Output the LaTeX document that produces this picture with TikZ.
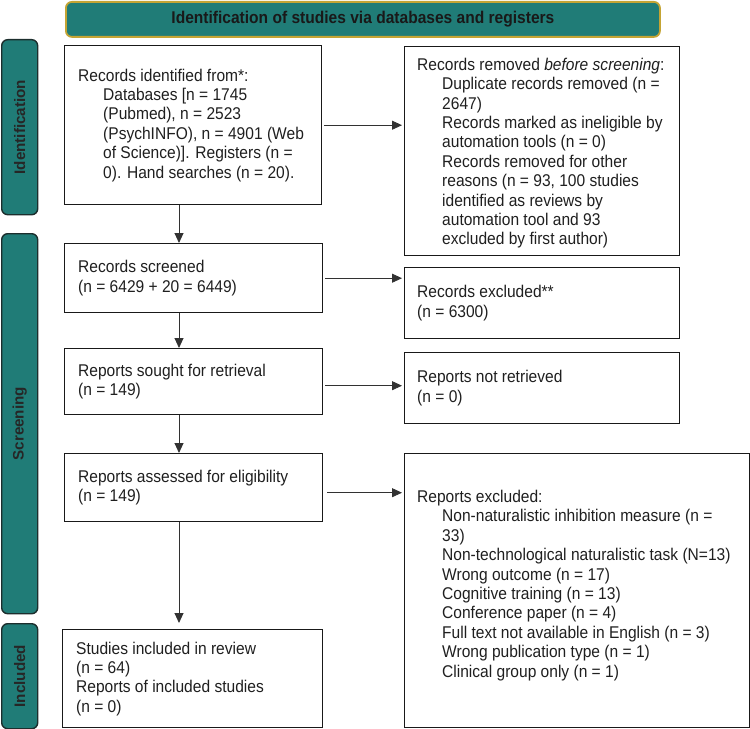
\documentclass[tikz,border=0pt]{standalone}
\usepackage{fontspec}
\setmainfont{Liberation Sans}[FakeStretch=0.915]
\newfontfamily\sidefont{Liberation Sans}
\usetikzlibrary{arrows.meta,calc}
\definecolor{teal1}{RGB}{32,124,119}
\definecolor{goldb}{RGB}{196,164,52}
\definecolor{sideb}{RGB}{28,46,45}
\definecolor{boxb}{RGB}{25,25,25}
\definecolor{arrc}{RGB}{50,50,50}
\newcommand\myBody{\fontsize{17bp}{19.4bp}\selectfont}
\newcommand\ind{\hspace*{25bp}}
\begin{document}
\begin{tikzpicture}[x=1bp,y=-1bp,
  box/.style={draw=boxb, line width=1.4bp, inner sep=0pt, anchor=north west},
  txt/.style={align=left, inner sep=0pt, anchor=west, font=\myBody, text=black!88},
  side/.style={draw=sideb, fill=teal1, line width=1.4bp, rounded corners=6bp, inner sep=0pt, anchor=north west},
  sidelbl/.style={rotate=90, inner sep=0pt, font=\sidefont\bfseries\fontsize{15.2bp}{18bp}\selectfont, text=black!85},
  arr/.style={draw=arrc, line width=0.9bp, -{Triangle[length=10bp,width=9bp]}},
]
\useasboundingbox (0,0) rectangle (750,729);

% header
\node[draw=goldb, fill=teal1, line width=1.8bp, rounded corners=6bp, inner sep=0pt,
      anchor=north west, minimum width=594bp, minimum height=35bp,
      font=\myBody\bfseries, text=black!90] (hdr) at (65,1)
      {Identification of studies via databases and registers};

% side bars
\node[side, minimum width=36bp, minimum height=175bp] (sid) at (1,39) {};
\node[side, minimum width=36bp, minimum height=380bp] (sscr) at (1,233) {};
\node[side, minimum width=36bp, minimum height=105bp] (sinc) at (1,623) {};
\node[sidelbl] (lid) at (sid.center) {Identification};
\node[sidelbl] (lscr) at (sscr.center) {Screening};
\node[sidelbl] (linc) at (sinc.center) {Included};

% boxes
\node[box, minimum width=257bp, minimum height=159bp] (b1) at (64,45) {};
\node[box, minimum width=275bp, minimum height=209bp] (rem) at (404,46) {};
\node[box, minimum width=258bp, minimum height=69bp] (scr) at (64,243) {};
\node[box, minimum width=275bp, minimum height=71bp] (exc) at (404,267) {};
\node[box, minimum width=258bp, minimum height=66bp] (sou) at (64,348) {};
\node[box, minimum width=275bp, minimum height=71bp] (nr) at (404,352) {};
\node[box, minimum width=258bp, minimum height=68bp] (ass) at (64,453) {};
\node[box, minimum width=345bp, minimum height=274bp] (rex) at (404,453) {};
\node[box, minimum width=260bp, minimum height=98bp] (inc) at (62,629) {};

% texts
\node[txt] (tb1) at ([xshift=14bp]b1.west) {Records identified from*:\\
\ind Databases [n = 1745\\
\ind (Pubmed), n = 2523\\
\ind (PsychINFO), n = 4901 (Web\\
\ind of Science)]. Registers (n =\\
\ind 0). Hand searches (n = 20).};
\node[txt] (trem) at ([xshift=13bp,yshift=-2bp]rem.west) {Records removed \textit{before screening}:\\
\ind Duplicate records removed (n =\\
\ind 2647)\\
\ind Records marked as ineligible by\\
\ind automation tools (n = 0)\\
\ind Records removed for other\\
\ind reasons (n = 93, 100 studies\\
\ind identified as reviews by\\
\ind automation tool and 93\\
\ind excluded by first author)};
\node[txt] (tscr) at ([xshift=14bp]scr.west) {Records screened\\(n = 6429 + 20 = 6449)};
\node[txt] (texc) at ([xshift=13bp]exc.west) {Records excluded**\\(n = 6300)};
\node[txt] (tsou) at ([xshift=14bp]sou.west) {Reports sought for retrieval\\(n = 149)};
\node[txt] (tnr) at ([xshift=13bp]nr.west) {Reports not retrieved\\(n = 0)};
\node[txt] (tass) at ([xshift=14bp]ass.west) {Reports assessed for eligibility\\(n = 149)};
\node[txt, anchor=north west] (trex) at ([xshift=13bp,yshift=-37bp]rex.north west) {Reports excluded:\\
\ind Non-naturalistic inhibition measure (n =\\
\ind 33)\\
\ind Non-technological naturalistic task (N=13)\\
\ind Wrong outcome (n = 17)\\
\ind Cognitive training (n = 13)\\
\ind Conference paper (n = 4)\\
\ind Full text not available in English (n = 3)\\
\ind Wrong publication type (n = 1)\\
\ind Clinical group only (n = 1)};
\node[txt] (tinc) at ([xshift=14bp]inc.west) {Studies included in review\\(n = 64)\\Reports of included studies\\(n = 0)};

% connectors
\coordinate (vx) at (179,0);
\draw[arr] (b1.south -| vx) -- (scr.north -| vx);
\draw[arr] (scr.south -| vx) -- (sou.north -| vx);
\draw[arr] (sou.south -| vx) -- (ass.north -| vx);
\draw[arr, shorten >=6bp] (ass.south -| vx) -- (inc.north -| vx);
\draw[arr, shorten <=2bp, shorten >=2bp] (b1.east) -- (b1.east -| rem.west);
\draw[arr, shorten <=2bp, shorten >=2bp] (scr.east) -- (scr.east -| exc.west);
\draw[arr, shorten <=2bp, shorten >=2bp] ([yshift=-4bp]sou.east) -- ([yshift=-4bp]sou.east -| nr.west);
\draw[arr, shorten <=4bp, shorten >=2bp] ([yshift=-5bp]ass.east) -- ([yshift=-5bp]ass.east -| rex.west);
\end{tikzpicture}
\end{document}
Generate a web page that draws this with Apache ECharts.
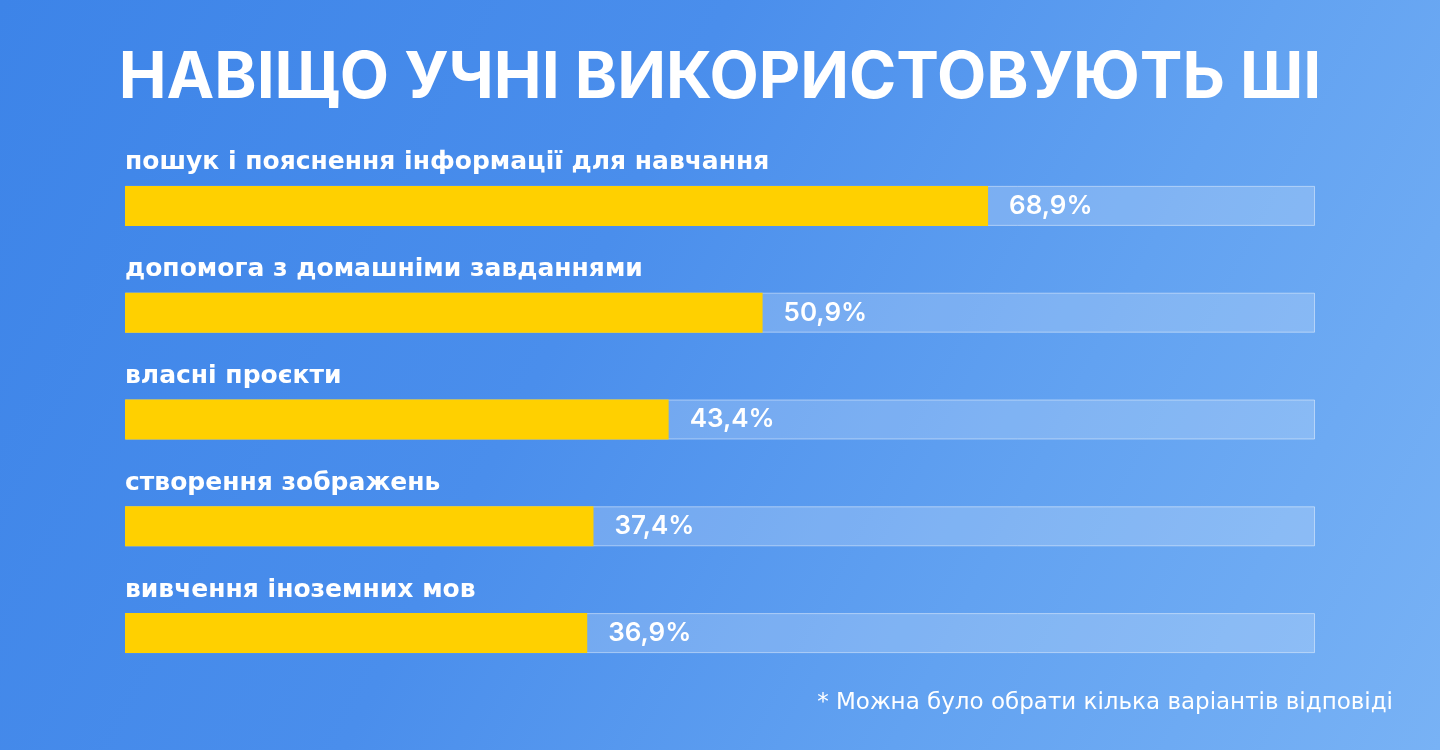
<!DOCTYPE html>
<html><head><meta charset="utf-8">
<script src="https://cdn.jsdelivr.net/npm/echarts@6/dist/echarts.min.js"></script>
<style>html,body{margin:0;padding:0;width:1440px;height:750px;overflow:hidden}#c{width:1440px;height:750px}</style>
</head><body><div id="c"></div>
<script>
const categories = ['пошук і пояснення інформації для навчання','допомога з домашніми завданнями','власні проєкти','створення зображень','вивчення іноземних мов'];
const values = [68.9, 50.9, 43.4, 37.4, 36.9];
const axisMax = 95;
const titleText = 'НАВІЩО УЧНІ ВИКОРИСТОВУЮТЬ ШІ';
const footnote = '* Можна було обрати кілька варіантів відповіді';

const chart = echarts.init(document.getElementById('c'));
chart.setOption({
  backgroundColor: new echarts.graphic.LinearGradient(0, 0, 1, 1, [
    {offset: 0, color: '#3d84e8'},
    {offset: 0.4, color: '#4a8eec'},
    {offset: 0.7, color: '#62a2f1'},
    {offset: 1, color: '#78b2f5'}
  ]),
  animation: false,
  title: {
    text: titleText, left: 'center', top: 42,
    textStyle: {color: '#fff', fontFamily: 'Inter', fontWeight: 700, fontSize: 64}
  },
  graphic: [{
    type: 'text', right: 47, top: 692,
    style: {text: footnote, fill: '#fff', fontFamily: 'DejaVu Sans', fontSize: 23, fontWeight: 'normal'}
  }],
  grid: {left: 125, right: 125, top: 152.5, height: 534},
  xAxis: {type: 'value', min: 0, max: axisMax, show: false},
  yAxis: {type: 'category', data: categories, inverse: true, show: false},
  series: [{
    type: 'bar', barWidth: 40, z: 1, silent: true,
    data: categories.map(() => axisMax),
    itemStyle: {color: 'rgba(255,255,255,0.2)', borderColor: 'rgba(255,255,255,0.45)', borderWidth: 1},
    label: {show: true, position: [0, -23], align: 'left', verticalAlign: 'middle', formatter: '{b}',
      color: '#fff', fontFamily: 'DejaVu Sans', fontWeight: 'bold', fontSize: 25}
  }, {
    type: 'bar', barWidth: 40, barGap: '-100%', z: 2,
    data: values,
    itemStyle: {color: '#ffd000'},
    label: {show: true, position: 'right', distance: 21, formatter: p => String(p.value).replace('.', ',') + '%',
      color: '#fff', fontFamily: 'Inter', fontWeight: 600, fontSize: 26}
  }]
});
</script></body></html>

TASK DESCRIPTION
Can you give again only the lines between the one containing "Generate a web" and the one containing "const footnote = '*", counting both, exactly as they appear and without any pictures?

SOLUTION FOR THIS EXERCISE
Generate a web page that draws this with Apache ECharts.
<!DOCTYPE html>
<html><head><meta charset="utf-8">
<script src="https://cdn.jsdelivr.net/npm/echarts@6/dist/echarts.min.js"></script>
<style>html,body{margin:0;padding:0;width:1440px;height:750px;overflow:hidden}#c{width:1440px;height:750px}</style>
</head><body><div id="c"></div>
<script>
const categories = ['пошук і пояснення інформації для навчання','допомога з домашніми завданнями','власні проєкти','створення зображень','вивчення іноземних мов'];
const values = [68.9, 50.9, 43.4, 37.4, 36.9];
const axisMax = 95;
const titleText = 'НАВІЩО УЧНІ ВИКОРИСТОВУЮТЬ ШІ';
const footnote = '* Можна було обрати кілька варіантів відповіді';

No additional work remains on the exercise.